I probably spent too much time dwelling on the hard cases of page moving, and
didn't sufficiently emphasize that handling a few easy cases would do a
pretty good job, certainly better than we do now. For example:

* Most process pages are easily movable, since usually only page tables
will hold references.

* Most page cache pages are easily movable, likewise

* Similarly, page table pages are not too hard to move

Most slab pages are hard to move.
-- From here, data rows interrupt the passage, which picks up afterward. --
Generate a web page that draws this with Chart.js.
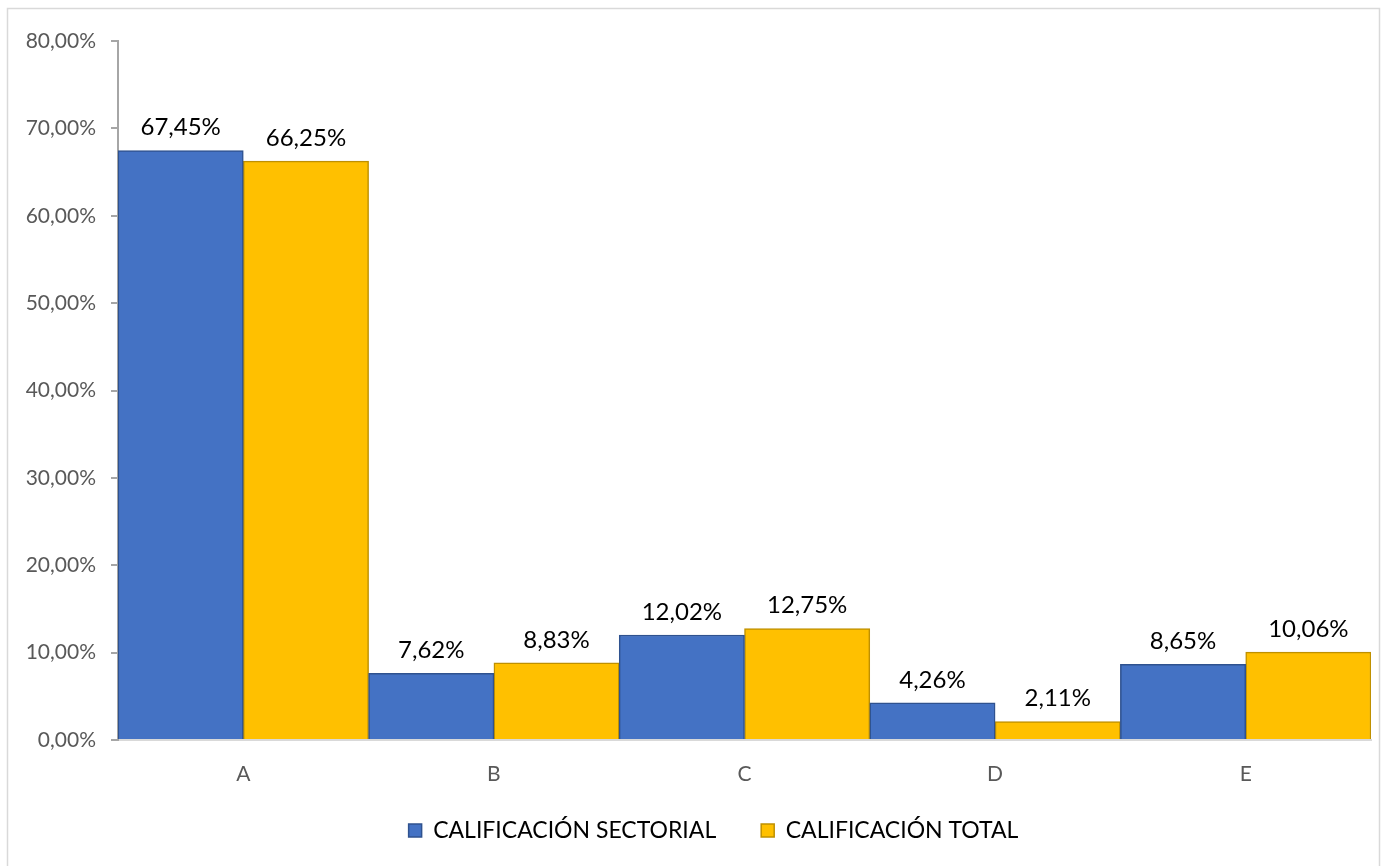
<!DOCTYPE html>
<html>
<head>
<meta charset="utf-8">
<script src="https://cdn.jsdelivr.net/npm/chart.js@4.4.0/dist/chart.umd.min.js"></script>
<style>
html,body{margin:0;padding:0;background:#fff;}
#wrap{position:relative;width:1382px;height:866px;}
</style>
</head>
<body>
<div id="wrap"><canvas id="c" width="1382" height="866"></canvas></div>
<script>
const categories = ['A', 'B', 'C', 'D', 'E'];
const seriesNames = ['CALIFICACIÓN SECTORIAL', 'CALIFICACIÓN TOTAL'];
const sectorial = [67.45, 7.62, 12.02, 4.26, 8.65];
const total = [66.25, 8.83, 12.75, 2.11, 10.06];
const yTicks = [0, 10, 20, 30, 40, 50, 60, 70, 80];

const FONT = 'Lato, "Liberation Sans", sans-serif';
const fmt = v => v.toFixed(2).replace('.', ',') + '%';

const frame = {
  id: 'frame',
  beforeDraw(chart) {
    const ctx = chart.ctx;
    ctx.save();
    ctx.fillStyle = '#fff';
    ctx.fillRect(0, 0, chart.width, chart.height);
    ctx.strokeStyle = '#d9d9d9';
    ctx.lineWidth = 1.5;
    ctx.strokeRect(7.5, 8.5, chart.width - 10, chart.height - 6);
    ctx.restore();
  }
};

const shiftLegend = {
  id: 'shiftLegend',
  afterLayout(chart) {
    const lg = chart.legend;
    if (lg) { lg.left += 28; lg.right += 28; lg.top -= 11; lg.bottom -= 11; }
  }
};

const valueLabels = {
  id: 'valueLabels',
  afterDatasetsDraw(chart) {
    const ctx = chart.ctx;
    ctx.save();
    ctx.font = '24px ' + FONT;
    ctx.fillStyle = '#000';
    ctx.textAlign = 'center';
    ctx.textBaseline = 'bottom';
    chart.data.datasets.forEach((ds, i) => {
      chart.getDatasetMeta(i).data.forEach((bar, j) => {
        ctx.fillText(fmt(ds.data[j]), bar.x, bar.y - 11);
      });
    });
    ctx.restore();
  }
};

new Chart(document.getElementById('c'), {
  type: 'bar',
  data: {
    labels: categories,
    datasets: [
      { label: seriesNames[0], data: sectorial, backgroundColor: '#4472C4', borderColor: '#2F528F', borderWidth: 1.5 },
      { label: seriesNames[1], data: total, backgroundColor: '#FFC000', borderColor: '#BF9000', borderWidth: 1.5 }
    ]
  },
  options: {
    responsive: false,
    animation: false,
    devicePixelRatio: 1,
    barPercentage: 1,
    categoryPercentage: 1,
    layout: { padding: { left: 0, right: 11, top: 41, bottom: 3 } },
    plugins: {
      tooltip: { enabled: false },
      legend: {
        position: 'bottom',
        labels: {
          font: { family: FONT, size: 23 },
          color: '#000',
          boxWidth: 13,
          boxHeight: 13,
          padding: 45
        }
      }
    },
    scales: {
      x: {
        grid: { display: false },
        border: { display: true, color: '#d9d9d9', width: 2 },
        ticks: { font: { family: FONT, size: 21 }, color: '#595959', padding: 14 },
        afterFit(s) { s.height = 45; }
      },
      y: {
        min: 0, max: 80,
        afterBuildTicks(s) { s.ticks = yTicks.map(v => ({ value: v })); },
        grid: { drawOnChartArea: false, drawTicks: true, tickLength: 7, color: '#a6a6a6', lineWidth: 2 },
        border: { display: true, color: '#a6a6a6', width: 2 },
        ticks: { font: { family: FONT, size: 21 }, color: '#595959', padding: 15, callback: v => fmt(v) },
        afterFit(s) { s.width = 118; }
      }
    }
  },
  plugins: [frame, shiftLegend, valueLabels]
});
</script>
</body>
</html>
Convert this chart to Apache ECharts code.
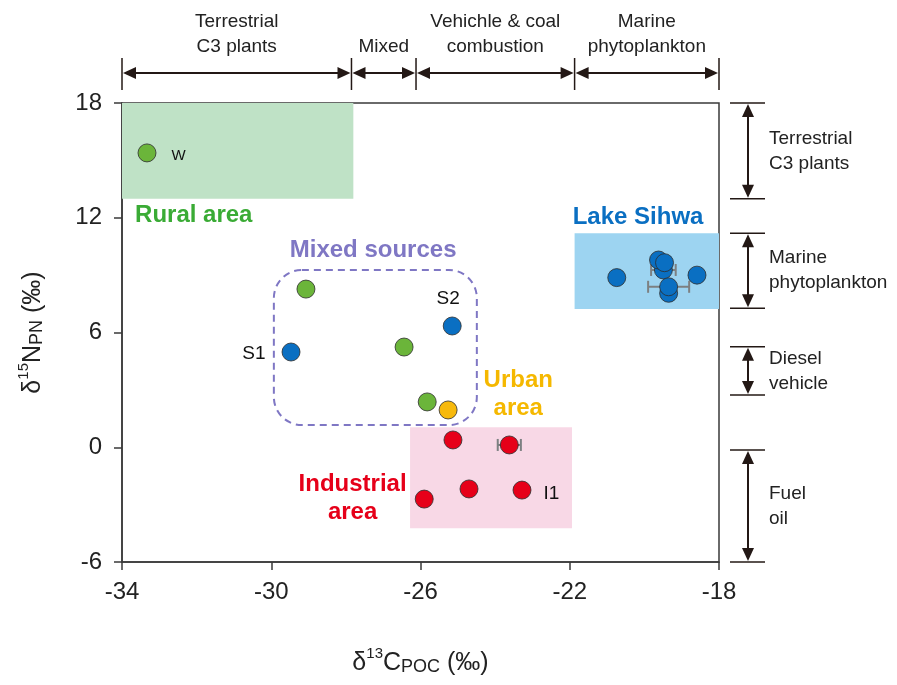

We could try to fix that for certain common
object types, or we could just tell slab to use its own biggish chunks of
memory, which it can play in as it sees fit.

> I find it difficult to see what happens when a
> page used by a kernel pointer changes for any case other than vmalloc()
> but I probably am missing something.

The point you apparently missed is that the defragger will identify and update
those kernel pointers, being careful about races of course.

> How about: Move order-0 allocations to slab (ignoring bootstrap issues for
> now but shouldn't be hard anyway)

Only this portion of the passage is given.